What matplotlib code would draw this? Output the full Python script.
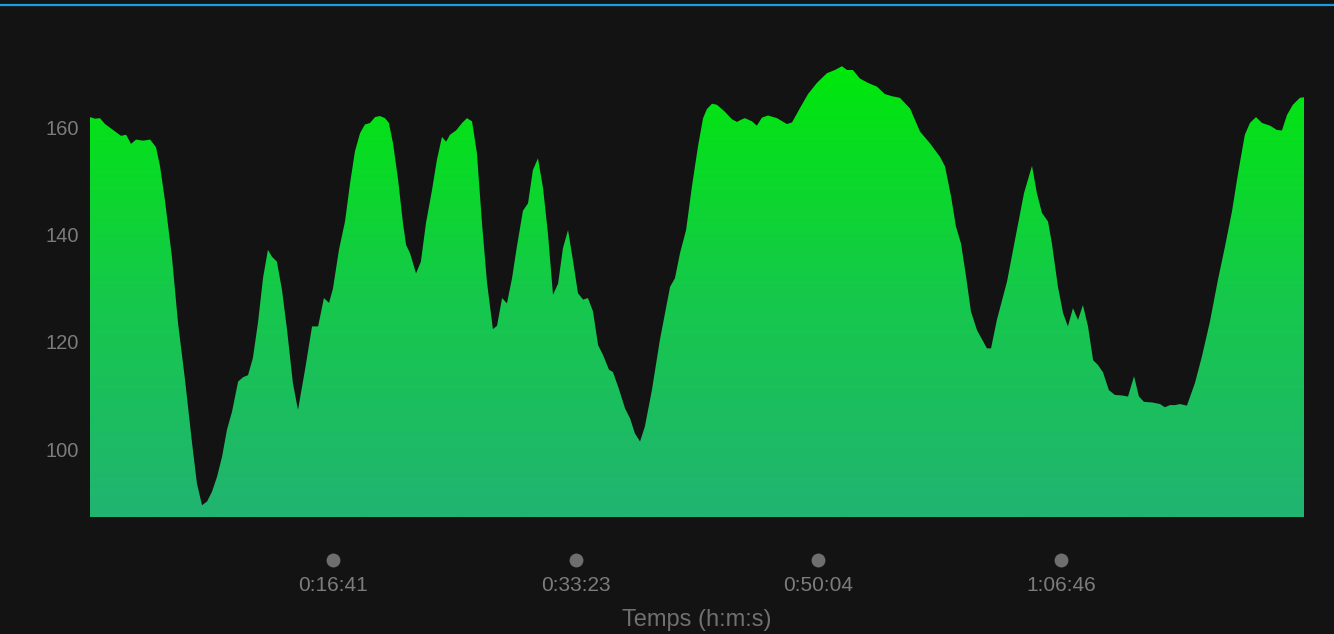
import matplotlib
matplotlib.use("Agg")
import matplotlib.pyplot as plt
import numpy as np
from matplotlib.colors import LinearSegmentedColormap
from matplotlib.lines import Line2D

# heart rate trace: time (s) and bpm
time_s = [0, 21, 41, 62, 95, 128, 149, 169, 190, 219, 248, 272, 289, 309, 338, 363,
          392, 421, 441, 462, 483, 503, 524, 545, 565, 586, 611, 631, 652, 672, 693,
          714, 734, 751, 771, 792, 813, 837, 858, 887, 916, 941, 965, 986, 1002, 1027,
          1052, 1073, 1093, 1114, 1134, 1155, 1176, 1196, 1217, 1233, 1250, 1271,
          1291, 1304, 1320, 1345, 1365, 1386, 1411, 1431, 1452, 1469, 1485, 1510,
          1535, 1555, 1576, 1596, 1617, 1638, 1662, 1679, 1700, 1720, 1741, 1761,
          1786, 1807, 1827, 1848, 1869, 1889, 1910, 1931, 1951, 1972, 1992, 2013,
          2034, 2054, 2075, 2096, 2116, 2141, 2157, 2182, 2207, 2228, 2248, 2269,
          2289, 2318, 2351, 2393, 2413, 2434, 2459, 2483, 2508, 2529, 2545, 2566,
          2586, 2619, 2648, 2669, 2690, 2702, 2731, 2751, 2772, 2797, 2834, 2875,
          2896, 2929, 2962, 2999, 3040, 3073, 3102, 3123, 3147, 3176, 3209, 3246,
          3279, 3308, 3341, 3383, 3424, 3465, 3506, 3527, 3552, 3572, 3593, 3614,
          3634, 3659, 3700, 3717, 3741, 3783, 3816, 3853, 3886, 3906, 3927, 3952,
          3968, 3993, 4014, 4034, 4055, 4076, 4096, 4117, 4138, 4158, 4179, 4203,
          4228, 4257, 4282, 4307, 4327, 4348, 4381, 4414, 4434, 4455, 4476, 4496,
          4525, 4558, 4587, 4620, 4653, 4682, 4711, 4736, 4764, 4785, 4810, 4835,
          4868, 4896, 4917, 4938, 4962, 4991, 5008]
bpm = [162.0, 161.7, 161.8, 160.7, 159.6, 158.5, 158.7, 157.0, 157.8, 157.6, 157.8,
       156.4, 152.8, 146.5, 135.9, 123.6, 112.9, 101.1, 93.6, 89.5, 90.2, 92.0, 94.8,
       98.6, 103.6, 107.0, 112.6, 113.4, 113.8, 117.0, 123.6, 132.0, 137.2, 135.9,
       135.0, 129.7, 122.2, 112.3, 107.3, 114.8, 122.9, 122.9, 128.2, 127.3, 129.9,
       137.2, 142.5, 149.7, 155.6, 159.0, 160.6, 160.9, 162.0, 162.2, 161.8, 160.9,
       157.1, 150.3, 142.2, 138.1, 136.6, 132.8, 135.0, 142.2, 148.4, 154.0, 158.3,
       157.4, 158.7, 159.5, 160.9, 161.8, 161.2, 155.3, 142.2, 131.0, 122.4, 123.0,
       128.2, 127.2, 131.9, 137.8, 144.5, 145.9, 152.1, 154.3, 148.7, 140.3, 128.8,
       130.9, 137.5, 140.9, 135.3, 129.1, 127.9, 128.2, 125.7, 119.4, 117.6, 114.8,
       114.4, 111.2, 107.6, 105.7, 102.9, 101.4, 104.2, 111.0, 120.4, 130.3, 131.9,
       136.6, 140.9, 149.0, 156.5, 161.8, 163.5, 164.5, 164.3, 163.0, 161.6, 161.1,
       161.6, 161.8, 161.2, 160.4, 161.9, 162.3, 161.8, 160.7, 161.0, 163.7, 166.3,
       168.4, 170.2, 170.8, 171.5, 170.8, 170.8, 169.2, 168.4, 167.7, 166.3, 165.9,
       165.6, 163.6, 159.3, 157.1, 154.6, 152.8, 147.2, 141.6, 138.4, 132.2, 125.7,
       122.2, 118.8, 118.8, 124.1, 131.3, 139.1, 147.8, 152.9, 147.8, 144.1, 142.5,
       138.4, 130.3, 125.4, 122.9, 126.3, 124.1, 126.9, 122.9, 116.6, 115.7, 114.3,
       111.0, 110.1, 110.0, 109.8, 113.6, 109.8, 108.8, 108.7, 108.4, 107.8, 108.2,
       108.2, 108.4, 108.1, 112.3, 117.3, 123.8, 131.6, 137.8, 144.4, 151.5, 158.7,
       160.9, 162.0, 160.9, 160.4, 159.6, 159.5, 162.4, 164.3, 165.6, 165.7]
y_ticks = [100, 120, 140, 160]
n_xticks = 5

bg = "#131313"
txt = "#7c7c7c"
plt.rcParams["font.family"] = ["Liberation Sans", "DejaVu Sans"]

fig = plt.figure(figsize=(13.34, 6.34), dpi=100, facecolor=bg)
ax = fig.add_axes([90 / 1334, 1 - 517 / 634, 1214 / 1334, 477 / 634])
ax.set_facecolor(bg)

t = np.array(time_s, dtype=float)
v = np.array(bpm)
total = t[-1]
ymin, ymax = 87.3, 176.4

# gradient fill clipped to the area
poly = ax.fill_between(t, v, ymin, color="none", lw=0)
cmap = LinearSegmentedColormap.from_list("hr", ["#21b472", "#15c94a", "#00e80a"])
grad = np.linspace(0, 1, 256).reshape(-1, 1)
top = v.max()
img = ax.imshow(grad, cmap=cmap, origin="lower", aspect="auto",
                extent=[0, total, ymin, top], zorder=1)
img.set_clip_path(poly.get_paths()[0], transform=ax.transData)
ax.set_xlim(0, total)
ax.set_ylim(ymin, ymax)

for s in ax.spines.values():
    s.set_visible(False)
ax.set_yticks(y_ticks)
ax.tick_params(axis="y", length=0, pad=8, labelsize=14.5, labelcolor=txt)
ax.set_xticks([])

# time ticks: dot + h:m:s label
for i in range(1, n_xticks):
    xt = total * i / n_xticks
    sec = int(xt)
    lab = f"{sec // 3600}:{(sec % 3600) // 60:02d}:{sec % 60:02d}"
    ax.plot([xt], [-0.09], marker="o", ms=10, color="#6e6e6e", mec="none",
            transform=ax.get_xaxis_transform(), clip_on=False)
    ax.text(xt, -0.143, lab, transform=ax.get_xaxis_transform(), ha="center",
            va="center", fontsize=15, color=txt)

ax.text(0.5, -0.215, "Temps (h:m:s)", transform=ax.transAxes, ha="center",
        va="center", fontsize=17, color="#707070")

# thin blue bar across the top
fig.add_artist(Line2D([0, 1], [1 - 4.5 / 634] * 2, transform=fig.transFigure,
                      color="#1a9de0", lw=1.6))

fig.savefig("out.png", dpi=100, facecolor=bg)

━━━━━━━━━━━━━━━━━━━━━━━━━━━━━━

◆ DESCRIPTION OF THE TASK
Repeat only the lines between the start of the data and the line with "from matplotlib.lines import Line2D", including those two lines, and skip the pictures.

◆ EXERCISE RESULT
What matplotlib code would draw this? Output the full Python script.
import matplotlib
matplotlib.use("Agg")
import matplotlib.pyplot as plt
import numpy as np
from matplotlib.colors import LinearSegmentedColormap
from matplotlib.lines import Line2D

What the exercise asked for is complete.